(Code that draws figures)
- - -
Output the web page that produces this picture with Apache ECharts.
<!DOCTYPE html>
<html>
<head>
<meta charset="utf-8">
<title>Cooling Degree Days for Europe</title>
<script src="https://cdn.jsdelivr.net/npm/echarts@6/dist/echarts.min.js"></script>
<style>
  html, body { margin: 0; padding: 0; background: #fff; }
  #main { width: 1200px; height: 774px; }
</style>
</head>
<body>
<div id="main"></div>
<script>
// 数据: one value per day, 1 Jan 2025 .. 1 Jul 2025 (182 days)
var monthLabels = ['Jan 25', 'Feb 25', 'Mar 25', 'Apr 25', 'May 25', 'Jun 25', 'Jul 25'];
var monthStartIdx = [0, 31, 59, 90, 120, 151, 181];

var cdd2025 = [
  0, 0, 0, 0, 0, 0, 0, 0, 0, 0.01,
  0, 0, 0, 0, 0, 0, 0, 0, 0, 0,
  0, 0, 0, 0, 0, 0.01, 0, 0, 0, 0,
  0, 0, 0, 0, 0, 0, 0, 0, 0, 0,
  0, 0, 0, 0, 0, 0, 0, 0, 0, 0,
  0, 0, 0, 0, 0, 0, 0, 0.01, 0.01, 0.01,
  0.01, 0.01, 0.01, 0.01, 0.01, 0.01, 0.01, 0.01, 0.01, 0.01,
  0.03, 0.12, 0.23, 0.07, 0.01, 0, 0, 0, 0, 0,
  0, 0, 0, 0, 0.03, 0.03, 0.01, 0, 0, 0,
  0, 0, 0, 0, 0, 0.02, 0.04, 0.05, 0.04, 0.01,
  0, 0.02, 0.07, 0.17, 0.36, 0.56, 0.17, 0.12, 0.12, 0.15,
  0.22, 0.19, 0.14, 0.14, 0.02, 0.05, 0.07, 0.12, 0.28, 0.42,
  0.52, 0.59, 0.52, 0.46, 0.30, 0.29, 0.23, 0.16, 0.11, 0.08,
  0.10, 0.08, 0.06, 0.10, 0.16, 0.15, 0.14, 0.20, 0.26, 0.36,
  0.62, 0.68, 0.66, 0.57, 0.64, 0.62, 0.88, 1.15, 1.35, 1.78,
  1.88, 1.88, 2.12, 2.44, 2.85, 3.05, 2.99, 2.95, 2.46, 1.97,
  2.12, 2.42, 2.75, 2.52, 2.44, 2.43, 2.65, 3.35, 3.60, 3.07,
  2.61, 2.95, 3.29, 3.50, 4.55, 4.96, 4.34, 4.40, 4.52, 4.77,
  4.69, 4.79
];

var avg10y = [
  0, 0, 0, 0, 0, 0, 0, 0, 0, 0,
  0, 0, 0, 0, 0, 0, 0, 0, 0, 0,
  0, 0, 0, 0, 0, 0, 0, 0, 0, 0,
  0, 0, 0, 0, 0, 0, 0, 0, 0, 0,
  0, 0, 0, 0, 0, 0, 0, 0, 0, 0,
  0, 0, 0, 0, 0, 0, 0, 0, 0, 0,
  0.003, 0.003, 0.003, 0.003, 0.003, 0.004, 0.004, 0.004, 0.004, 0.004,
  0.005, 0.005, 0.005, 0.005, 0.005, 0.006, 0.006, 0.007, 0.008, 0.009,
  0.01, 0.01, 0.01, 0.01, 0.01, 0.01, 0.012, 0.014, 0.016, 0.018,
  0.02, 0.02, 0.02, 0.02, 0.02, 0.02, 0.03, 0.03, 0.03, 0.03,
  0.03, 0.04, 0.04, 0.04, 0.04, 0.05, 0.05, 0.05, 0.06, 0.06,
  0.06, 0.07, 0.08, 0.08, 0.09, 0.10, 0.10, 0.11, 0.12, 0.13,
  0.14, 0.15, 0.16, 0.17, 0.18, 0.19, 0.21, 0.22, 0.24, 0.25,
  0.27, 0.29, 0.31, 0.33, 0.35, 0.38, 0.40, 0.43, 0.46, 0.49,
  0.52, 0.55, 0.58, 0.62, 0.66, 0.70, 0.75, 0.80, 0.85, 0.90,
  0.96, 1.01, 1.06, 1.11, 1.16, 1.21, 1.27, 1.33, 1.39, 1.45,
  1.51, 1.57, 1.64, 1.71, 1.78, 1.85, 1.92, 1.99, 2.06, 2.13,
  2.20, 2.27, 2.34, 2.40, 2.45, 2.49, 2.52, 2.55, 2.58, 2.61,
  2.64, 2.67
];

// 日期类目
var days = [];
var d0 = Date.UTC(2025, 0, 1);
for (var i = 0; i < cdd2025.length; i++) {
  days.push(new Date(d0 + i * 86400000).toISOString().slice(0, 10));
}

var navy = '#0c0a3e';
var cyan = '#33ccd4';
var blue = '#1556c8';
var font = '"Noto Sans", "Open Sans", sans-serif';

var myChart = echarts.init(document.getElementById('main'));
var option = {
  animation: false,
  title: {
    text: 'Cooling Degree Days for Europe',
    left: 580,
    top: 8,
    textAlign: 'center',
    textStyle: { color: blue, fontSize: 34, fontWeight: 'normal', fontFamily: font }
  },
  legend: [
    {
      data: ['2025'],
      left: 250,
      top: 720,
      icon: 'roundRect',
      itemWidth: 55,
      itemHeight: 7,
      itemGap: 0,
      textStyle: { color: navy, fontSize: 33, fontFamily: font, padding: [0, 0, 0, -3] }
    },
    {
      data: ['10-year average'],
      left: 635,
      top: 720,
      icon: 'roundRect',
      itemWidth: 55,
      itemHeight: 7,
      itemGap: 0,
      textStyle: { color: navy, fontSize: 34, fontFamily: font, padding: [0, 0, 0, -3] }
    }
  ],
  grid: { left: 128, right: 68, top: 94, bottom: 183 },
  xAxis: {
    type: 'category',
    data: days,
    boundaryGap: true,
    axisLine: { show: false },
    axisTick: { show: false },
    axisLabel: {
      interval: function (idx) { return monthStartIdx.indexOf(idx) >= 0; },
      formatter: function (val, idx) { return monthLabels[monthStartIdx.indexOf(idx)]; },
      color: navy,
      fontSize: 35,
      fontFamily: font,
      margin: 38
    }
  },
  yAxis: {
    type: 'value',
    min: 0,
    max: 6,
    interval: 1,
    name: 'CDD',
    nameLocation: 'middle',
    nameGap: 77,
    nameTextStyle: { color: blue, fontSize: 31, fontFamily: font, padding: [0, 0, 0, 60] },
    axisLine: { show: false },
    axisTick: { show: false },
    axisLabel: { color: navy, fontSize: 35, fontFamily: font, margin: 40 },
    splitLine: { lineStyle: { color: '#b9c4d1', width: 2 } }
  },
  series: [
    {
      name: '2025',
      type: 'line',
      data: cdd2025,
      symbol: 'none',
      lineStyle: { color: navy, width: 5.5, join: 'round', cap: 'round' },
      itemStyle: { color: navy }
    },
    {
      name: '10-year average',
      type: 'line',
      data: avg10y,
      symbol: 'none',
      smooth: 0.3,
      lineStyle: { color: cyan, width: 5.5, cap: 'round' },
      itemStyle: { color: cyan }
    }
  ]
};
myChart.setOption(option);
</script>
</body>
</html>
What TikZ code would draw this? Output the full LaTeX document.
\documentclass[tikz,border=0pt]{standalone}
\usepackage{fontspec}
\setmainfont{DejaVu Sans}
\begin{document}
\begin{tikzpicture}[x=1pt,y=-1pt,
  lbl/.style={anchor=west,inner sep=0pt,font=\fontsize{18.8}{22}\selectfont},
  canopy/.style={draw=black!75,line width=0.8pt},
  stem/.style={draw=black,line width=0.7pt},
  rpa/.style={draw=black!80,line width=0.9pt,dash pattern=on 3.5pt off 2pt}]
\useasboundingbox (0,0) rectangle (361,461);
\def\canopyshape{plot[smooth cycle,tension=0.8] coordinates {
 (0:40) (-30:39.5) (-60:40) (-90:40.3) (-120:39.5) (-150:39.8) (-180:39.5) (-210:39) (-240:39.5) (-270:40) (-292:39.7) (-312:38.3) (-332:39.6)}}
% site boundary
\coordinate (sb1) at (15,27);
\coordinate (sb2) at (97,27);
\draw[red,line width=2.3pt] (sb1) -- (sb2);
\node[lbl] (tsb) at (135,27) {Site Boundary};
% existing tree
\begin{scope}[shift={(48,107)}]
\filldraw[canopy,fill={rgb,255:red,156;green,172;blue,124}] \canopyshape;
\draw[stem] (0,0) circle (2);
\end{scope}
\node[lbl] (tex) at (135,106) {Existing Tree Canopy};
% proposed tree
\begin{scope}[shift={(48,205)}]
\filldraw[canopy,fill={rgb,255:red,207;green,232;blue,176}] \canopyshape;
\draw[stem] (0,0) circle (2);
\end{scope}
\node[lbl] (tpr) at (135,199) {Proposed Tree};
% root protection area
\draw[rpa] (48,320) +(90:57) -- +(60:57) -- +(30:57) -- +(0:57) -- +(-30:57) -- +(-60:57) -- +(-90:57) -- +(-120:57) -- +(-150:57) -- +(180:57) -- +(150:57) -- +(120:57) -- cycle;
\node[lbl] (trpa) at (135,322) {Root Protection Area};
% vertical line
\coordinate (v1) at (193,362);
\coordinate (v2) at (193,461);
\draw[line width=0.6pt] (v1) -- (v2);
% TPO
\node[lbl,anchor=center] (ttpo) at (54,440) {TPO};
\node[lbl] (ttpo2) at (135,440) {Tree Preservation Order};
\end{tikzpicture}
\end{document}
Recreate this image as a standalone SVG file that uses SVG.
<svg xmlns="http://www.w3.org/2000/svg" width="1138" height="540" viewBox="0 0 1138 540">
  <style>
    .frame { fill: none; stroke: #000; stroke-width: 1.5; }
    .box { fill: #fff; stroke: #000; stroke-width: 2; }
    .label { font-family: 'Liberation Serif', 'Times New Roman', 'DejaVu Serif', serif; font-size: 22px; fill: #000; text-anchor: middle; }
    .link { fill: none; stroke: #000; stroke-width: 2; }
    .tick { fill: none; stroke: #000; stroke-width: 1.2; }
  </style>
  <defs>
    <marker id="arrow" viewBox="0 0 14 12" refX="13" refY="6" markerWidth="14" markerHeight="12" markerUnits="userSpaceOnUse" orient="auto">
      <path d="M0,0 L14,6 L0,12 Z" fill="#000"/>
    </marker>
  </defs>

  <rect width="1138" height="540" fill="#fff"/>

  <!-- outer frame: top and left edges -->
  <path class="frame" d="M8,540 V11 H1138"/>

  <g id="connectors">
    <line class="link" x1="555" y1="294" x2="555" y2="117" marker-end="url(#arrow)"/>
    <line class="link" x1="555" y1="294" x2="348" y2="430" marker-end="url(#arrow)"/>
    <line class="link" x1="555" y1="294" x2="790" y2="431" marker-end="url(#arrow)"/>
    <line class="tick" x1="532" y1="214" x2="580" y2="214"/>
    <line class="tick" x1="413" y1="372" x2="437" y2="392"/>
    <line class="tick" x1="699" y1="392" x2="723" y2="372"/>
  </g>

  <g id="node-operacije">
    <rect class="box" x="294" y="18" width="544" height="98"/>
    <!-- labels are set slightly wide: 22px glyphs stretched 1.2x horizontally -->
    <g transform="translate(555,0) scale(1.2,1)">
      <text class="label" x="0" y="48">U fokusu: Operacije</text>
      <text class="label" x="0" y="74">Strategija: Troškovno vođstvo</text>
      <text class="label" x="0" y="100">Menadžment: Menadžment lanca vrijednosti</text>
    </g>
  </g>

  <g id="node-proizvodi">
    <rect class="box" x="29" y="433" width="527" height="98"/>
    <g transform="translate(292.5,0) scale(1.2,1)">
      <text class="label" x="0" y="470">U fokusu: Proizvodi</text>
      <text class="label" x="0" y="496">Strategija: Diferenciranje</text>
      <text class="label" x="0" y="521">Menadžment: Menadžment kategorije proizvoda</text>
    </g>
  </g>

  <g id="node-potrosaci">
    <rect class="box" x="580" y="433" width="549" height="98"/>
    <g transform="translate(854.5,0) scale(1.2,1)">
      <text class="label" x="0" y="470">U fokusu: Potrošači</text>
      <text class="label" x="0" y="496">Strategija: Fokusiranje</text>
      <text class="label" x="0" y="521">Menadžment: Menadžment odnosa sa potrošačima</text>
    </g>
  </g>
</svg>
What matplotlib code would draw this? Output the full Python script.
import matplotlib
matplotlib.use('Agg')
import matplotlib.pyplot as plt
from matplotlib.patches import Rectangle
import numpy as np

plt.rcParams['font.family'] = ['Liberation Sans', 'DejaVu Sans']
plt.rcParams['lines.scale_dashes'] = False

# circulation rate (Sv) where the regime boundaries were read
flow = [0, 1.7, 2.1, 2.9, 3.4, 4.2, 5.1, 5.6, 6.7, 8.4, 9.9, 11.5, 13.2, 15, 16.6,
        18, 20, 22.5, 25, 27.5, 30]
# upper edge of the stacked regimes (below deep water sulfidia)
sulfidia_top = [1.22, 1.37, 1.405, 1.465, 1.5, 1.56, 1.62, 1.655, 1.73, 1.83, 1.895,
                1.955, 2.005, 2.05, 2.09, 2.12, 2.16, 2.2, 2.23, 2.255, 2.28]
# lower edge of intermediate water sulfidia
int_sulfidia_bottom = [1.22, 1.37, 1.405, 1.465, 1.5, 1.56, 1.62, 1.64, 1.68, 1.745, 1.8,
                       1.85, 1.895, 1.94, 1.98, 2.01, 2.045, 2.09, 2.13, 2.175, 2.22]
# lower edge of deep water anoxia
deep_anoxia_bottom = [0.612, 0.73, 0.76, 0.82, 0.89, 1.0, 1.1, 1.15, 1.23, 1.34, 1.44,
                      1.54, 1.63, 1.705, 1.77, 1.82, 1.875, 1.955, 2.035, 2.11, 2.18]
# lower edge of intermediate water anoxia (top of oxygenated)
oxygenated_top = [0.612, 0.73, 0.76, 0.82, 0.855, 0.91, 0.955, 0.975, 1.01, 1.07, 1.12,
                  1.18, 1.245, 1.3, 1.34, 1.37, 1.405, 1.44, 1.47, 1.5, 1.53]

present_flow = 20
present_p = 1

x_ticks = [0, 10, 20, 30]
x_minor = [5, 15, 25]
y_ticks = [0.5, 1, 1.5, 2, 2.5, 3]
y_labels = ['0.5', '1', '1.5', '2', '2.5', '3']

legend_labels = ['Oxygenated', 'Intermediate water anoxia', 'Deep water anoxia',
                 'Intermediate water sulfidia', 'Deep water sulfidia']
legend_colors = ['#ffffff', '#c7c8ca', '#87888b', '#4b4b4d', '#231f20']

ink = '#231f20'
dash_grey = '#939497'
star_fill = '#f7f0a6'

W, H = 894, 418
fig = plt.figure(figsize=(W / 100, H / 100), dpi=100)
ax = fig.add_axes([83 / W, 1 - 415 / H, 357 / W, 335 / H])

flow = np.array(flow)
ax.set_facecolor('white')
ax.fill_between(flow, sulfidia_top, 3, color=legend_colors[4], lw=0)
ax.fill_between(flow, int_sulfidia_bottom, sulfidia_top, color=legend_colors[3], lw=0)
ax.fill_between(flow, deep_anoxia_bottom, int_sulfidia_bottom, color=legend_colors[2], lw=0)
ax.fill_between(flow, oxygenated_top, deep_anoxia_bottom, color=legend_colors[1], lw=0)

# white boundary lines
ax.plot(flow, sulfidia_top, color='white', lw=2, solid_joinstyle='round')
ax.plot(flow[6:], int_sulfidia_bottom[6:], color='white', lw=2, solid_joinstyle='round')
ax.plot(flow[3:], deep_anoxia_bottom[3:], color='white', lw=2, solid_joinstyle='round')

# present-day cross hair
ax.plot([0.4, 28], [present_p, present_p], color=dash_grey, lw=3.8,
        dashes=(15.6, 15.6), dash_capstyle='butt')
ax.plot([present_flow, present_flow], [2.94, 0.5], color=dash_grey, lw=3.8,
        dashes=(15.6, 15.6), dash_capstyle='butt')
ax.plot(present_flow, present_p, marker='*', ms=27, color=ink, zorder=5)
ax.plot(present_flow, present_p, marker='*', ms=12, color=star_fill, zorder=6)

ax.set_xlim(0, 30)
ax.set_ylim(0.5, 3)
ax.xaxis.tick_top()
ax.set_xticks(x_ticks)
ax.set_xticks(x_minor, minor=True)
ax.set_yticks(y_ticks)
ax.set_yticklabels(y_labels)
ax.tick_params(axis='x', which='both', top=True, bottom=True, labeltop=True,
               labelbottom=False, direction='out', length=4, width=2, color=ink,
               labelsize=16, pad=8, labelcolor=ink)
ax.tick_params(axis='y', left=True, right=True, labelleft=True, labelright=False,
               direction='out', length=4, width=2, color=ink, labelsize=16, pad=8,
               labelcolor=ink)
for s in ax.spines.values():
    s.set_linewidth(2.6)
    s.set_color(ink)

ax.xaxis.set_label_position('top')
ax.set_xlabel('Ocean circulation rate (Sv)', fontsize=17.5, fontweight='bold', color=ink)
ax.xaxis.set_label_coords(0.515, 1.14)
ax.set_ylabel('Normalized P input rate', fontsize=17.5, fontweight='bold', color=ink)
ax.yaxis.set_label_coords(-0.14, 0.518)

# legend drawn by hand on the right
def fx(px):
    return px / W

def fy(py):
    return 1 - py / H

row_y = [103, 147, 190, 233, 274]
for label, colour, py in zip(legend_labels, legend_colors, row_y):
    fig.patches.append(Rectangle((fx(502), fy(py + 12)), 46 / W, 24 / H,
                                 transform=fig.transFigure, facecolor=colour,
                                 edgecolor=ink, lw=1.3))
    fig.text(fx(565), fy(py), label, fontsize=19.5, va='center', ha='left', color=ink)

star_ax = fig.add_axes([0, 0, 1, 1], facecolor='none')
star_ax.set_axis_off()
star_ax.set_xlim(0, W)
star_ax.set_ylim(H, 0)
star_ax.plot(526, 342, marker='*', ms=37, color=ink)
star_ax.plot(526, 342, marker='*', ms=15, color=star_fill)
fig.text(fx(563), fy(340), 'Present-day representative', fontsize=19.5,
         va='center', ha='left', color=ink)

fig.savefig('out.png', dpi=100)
- - -
Report only a number: how many lines in the material above contain the string "matplotlib".

■ **Task result**
5